7. The Player (Robert Altman, 1992) — Opening Scene

The most meta-tracking shot on the list — even referencing Touch of Evil through its tongue-in-cheek dialogue — The Player’s opening scene is a homage to the power of tracking shots themselves.

The brilliant eight minute shot takes place in a production studio itself, starting with a secretary picking up a call, then following our protagonist — a soulless producer — and various players as they discuss the business of movies. Robert Altman’s overlapping dialogue is in full force here, allowing us to really get a sense of what Hollywood was like at the time.

This tracking shot perfectly suits the themes of the film, which is all about the inner machinations of the movie business. Ironically the skill of this shot belies one of the themes of the film, which believes that modern cinema has lost its way. Like Touch of Evil, it has a narrative point too, finally resting on the threatening letter the producer receives from an anonymous source, thus setting into motion the themes of the movie.

 

6. Russian Ark (Alexander Sokurov, 2002) — Entire Film

Russian Ark

Taking place almost entirely in the Winter Palace of the Hermitage Museum, Saint Petersburg, Russian Ark is not only the best virtual tour of a museum you could ever hope for, but a stunning, experimental dreamlike exploration of the city’s history. Shot entirely on steadicam in a one-take 96 minute sequence, it is probably the most virtuosic tracking shot of all time — taking in grand balls, imperial audiences, modern day tour guides and more in its imperious sweep.

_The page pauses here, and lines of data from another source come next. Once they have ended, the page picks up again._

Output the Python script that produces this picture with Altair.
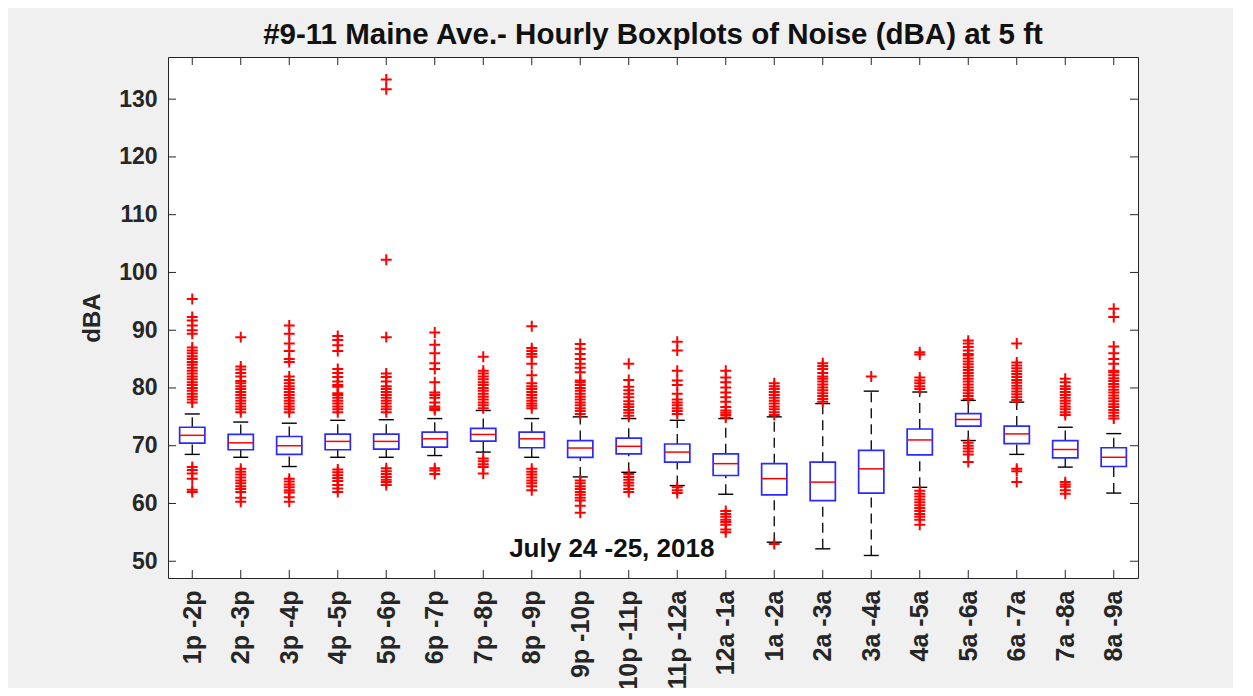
import altair as alt
import pandas as pd

categories = ["1p -2p", "2p -3p", "3p -4p", "4p -5p", "5p -6p", "6p -7p", "7p -8p",
              "8p -9p", "9p -10p", "10p -11p", "11p -12a", "12a -1a", "1a -2a",
              "2a -3a", "3a -4a", "4a -5a", "5a -6a", "6a -7a", "7a -8a", "8a -9a"]
q1 = [70.45, 69.3, 68.5, 69.3, 69.4, 69.75, 70.8, 69.65, 68.0, 68.6,
      67.15, 64.85, 61.5, 60.5, 61.8, 68.4, 73.4, 70.35, 67.9, 66.4]
median = [71.8, 70.5, 70.0, 70.75, 70.75, 71.2, 71.95, 71.2, 69.6, 69.9,
          68.9, 66.9, 64.3, 63.7, 66.0, 71.0, 74.55, 72.05, 69.35, 68.0]
q3 = [73.2, 71.95, 71.6, 72.0, 72.0, 72.35, 73.0, 72.35, 70.9, 71.3,
      70.3, 68.6, 66.9, 67.15, 69.2, 72.9, 75.55, 73.4, 70.9, 69.65]
whisker_low = [68.5, 68.0, 66.4, 68.0, 68.0, 68.3, 68.9, 68.0, 64.6, 65.4,
               63.1, 61.6, 53.3, 52.15, 51.0, 62.8, 70.9, 68.5, 66.3, 61.8]
whisker_high = [75.5, 74.1, 73.9, 74.4, 74.5, 74.7, 76.1, 74.7, 75.0, 74.7,
                74.4, 74.7, 75.0, 77.3, 79.45, 79.3, 77.85, 77.55, 73.2, 72.1]
outliers_high = [
    [77.5, 78, 78.5, 79, 79.5, 80, 80.5, 81, 81.5, 82, 82.5, 83, 83.5, 84, 84.5, 85, 85.5, 86, 86.5, 87,
     89.4, 90.0, 90.8, 91.7, 92.3, 95.4],
    [75.8, 76.3, 76.8, 77.3, 77.8, 78.3, 78.8, 79.3, 79.8, 80.3, 80.8, 81.2, 82.0, 82.6, 83.2, 83.7, 88.8],
    [75.8, 76.3, 76.8, 77.3, 77.8, 78.3, 78.8, 79.3, 79.8, 80.3, 80.8, 81.4, 82.0, 84.5, 85.0, 86.4,
     87.7, 89.4, 90.8],
    [75.8, 76.3, 76.8, 77.3, 77.8, 78.3, 78.8, 79.1, 80.2, 80.5, 81.1, 81.9, 82.6, 83.3, 86.4, 87.4,
     88.3, 89.0],
    [75.8, 76.3, 76.8, 77.3, 77.8, 78.3, 78.8, 79.3, 79.8, 80.3, 81.1, 81.9, 82.5, 88.8, 102.2, 131.7, 133.4],
    [76.2, 76.5, 76.8, 77.5, 78.3, 78.8, 79.2, 81.0, 83.3, 84.3, 86.0, 87.5, 89.6],
    [76.5, 77, 77.5, 78, 78.5, 79, 79.5, 80, 80.5, 81, 81.5, 82, 82.5, 83, 85.4],
    [76.5, 76.9, 77.3, 77.8, 78.3, 78.8, 79.3, 79.8, 80.3, 80.8, 82.2, 84.2, 85.4, 85.9, 86.4, 86.9, 90.7],
    [75.5, 76, 76.5, 77, 77.5, 78, 78.5, 79, 79.5, 80, 80.5, 81, 81.3, 82.7, 83.5, 84.2, 85.0, 85.9,
     86.8, 87.6],
    [75.2, 75.7, 76.2, 76.7, 77.2, 77.7, 78.4, 79.0, 79.6, 80.2, 81.4, 84.2],
    [75.5, 76.0, 76.5, 77.0, 77.5, 78.0, 79.0, 80.5, 81.3, 83.0, 86.5, 88.0],
    [74.9, 75.3, 75.7, 76.1, 76.7, 77.6, 78.4, 79.2, 80.1, 81.0, 81.8, 83.0],
    [75.3, 75.8, 76.3, 76.8, 77.3, 77.8, 78.3, 78.8, 79.3, 79.8, 80.3, 80.8],
    [77.6, 78.1, 78.6, 79.1, 79.6, 80.1, 80.6, 81.1, 81.6, 82.0, 82.6, 83.3, 83.8, 84.3],
    [82.0],
    [79.8, 80.3, 80.8, 81.3, 81.8, 85.8, 86.2],
    [78.1, 78.6, 79.1, 79.6, 80.1, 80.6, 81.1, 81.6, 82.1, 82.6, 83.1, 83.6, 84.1, 84.6, 85.1, 85.6,
     85.9, 86.5, 87.1, 87.7, 88.2],
    [77.9, 78.4, 78.9, 79.4, 79.9, 80.4, 80.9, 81.4, 81.9, 82.4, 82.9, 83.4, 83.9, 84.4, 87.7],
    [75.3, 75.8, 76.3, 76.8, 77.3, 77.8, 78.3, 78.8, 79.3, 79.8, 80.3, 81.0, 81.6],
    [74.7, 75.2, 75.7, 76.2, 76.7, 77.2, 77.7, 78.2, 78.7, 79.2, 79.7, 80.2, 80.7, 81.2, 81.7, 82.2,
     82.7, 83.0, 84.2, 85.0, 86.0, 87.2, 92.3, 93.7],
]
outliers_low = [
    [66.3, 65.8, 65.2, 64.3, 62.4, 62.0],
    [66.0, 65.5, 65.0, 64.5, 64.0, 63.5, 63.0, 62.5, 62.0, 61.0, 60.3],
    [64.3, 63.8, 63.3, 62.8, 62.3, 61.9, 61.1, 60.3],
    [65.9, 65.4, 64.9, 64.4, 63.9, 63.2, 62.6, 62.0],
    [66.1, 65.6, 65.1, 64.6, 64.1, 63.7, 63.2],
    [66.1, 65.7, 65.1],
    [67.8, 67.3, 66.8, 66.3, 65.2],
    [66.0, 65.5, 65.0, 64.5, 64.0, 63.5, 63.0, 62.3],
    [64.0, 63.5, 63.0, 62.5, 62.0, 61.5, 61.0, 60.5, 59.6, 58.4],
    [65.1, 64.6, 64.1, 63.6, 63.1, 62.5, 62.0],
    [62.8, 62.3, 61.8],
    [58.7, 58.2, 57.7, 57.2, 56.8, 56.3, 55.5, 55.0],
    [53.0],
    [],
    [],
    [62.2, 61.7, 61.2, 60.7, 60.2, 59.7, 59.2, 58.7, 58.2, 57.7, 57.2, 56.3],
    [70.5, 70.0, 69.5, 69.0, 68.5, 67.2],
    [66.0, 65.6, 63.7],
    [63.7, 63.3, 62.9, 62.3, 61.7],
    [],
]
y_ticks = [50, 60, 70, 80, 90, 100, 110, 120, 130]
y_domain = [47.1, 137.3]
title_text = ["#9-11 Maine Ave.- Hourly Boxplots of Noise (dBA) at 5 ft"]
y_title = "dBA"
note_text = ["July 24 -25, 2018"]
note_x = [9.65]
note_y = [50.8]

W, H = 970, 521
FONT = "Liberation Sans"
INK = "#262626"

positions = list(range(1, len(categories) + 1))
boxes = pd.DataFrame({"i": positions, "cat": categories, "q1": q1, "med": median,
                      "q3": q3, "wlo": whisker_low, "whi": whisker_high})
outs = pd.DataFrame([{"i": k + 1, "v": v}
                     for k in range(len(categories))
                     for v in outliers_high[k] + outliers_low[k]])
xt = pd.DataFrame({"t": positions})
yt = pd.DataFrame({"t": y_ticks})
note = pd.DataFrame({"x": note_x, "y": note_y, "t": note_text})
ttl = pd.DataFrame({"t": title_text})

xs = alt.Scale(domain=[0.5, len(categories) + 0.5], nice=False, zero=False)
ys = alt.Scale(domain=y_domain, nice=False, zero=False)

label_expr = "[" + ",".join("'%s'" % c for c in categories) + "][datum.value - 1]"
xax = alt.Axis(values=positions, labelExpr=label_expr, labelAngle=270, ticks=False,
               domain=False, grid=False, labelFont=FONT, labelFontSize=25,
               labelFontWeight="bold", labelColor=INK, labelPadding=12, title=None)
yax = alt.Axis(values=y_ticks, ticks=False, domain=False, grid=False, labelFont=FONT,
               labelFontSize=23, labelFontWeight="bold", labelColor=INK, labelPadding=11,
               title=y_title, titleFont=FONT, titleFontSize=24, titleFontWeight="bold",
               titleColor=INK, titlePadding=14)


def X(field):
    return alt.X(field, type="quantitative", scale=xs, axis=xax)


def Y(field):
    return alt.Y(field, type="quantitative", scale=ys, axis=yax)


base = alt.Chart(boxes).transform_calculate(
    x0="datum.i - 0.26", x1="datum.i + 0.26",
    c0="datum.i - 0.155", c1="datum.i + 0.155")

whisk_up = base.mark_rule(color="black", strokeWidth=1.3, strokeDash=[10, 6]).encode(
    x=X("i"), y=Y("q3"), y2="whi:Q")
whisk_dn = base.mark_rule(color="black", strokeWidth=1.3, strokeDash=[10, 6]).encode(
    x=X("i"), y=Y("wlo"), y2="q1:Q")
cap_up = base.mark_rule(color="black", strokeWidth=1.4).encode(
    x=X("c0"), x2="c1:Q", y=Y("whi"))
cap_dn = base.mark_rule(color="black", strokeWidth=1.4).encode(
    x=X("c0"), x2="c1:Q", y=Y("wlo"))
box = base.mark_rect(fill="white", stroke="#2a2aff", strokeWidth=1.7).encode(
    x=X("x0"), x2="x1:Q", y=Y("q1"), y2="q3:Q")
med = base.mark_rule(color="#ff0000", strokeWidth=1.5).encode(
    x=X("x0"), x2="x1:Q", y=Y("med"))
pts = alt.Chart(outs).mark_point(shape="M-1,0L1,0M0,-1L0,1", size=120, filled=False,
                                 color="#ff0000", strokeWidth=2, opacity=1).encode(
    x=X("i"), y=Y("v"))

tick_bot = alt.Chart(xt).mark_rule(color=INK, strokeWidth=1).encode(
    x=X("t"), y=alt.value(H), y2=alt.value(H - 8))
tick_top = alt.Chart(xt).mark_rule(color=INK, strokeWidth=1).encode(
    x=X("t"), y=alt.value(0), y2=alt.value(8))
tick_left = alt.Chart(yt).mark_rule(color=INK, strokeWidth=1).encode(
    y=Y("t"), x=alt.value(0), x2=alt.value(8))
tick_right = alt.Chart(yt).mark_rule(color=INK, strokeWidth=1).encode(
    y=Y("t"), x=alt.value(W - 8), x2=alt.value(W))

txt = alt.Chart(note).mark_text(font=FONT, fontSize=26, fontWeight="bold", color="#111111",
                                align="center", baseline="alphabetic").encode(
    x=X("x"), y=Y("y"), text="t:N")

title = alt.Chart(ttl).mark_text(font=FONT, fontSize=29.5, fontWeight="bold", color="#111111",
                                 align="center", baseline="alphabetic").encode(
    x=alt.value(W / 2), y=alt.value(-13), text="t:N")

chart = alt.layer(whisk_up, whisk_dn, cap_up, cap_dn, box, med, pts,
                  tick_bot, tick_top, tick_left, tick_right, txt, title).properties(
    width=W, height=H,
    padding={"left": 160, "top": 49, "right": 95, "bottom": 110},
    autosize=alt.AutoSizeParams(type="none"),
).configure(background="#f0f0f0").configure_view(fill="white", stroke=INK, strokeWidth=1)

chart.save("out.html", embed_options={"renderer": "svg", "actions": False})
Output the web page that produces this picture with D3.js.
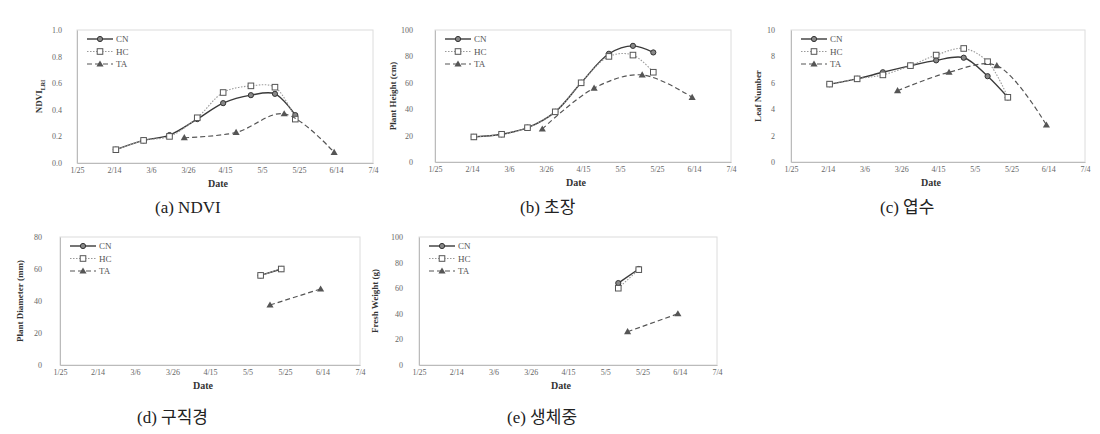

It is a truly experimental film. The film is shot in the first person, with the narrator meeting a strange character known as “The European” who shows him around the different rooms of the majestic Winter Palace. Time collapses here, moving between past and present with ease. The flowing camerawork gives the film an uncanny feel. This is a true example of where theme and form link together perfectly.